Option #4: Ahead-of-time compilation

Numba lets you use write for-loop style code on NumPy arrays, with the code compiled at runtime. Another alternative is to use Cython, Rust, Fortran or other compiled languages to write a compiled version of the algorithm. As with Numba, using a compiler allows you get automatic optimizations, and the ability to use for loops can improve memory efficiency.

Unlike Numba, the code needs to be compiled in advance. As a result, by default compiled extensions will target generic CPUs, not your CPU specifically. You can make the compiler target your CPU, but then sharing the compiled code with other computers with different CPUs can be difficult.

Comparing the options

How does each of these options solve the three bottlenecks we considered?

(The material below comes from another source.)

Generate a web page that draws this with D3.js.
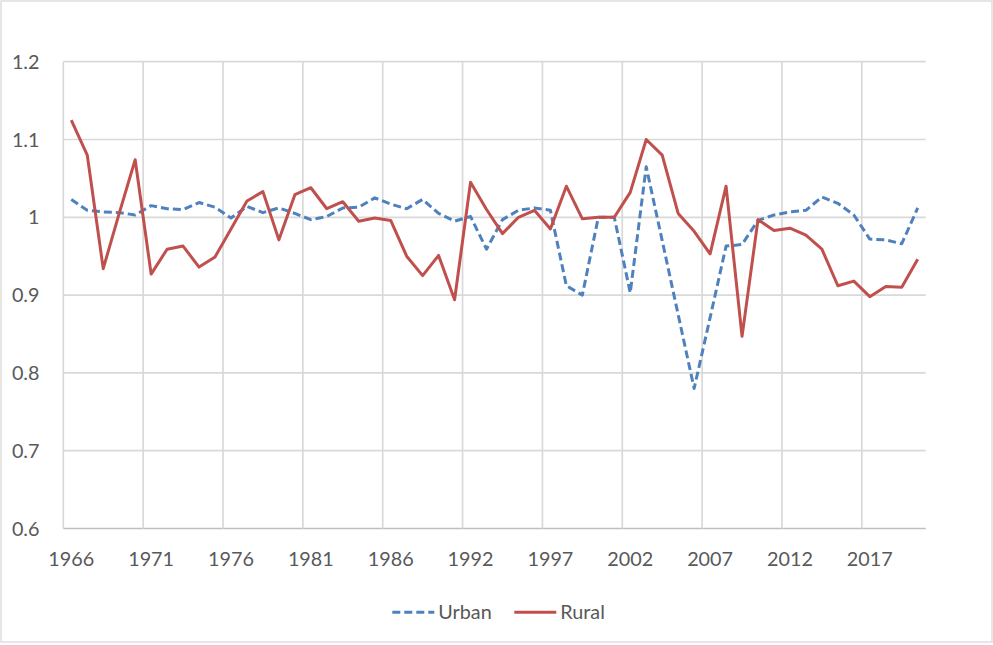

Technique provides: Cross-operation optimization CPU-specific code Memory efficiency
Manual optimization Sometimes Sometimes Sometimes
JAX Yes (within function) Yes Unclear
Numba Yes (within function) Yes Yes
Cython/Rust/Fortran/C Yes (within function) With extra work Yes

Step #3: Consider parallelism

As I discuss in more detail elsewhere, you should focus on optimizing single-core performance before you consider parallelism. Faster algorithms can give massive speedups, and beyond that it’s quite possible to get additional 3×, 10×, or even 25× speedup (that’s 2400% faster!) by utilizing tools like Numba to make your code more efficient.

Once you’ve hit the limits of single-core speedups, you can consider parallelism. Many of the tools mentioned here have the ability to use multiple cores: Numba if you opt in, Rust if you use Rayon, and JAX’s JIT may do so automatically. But if you jump straight to parallelism you may be ignoring an order of magnitude (or more!) of potential speedups.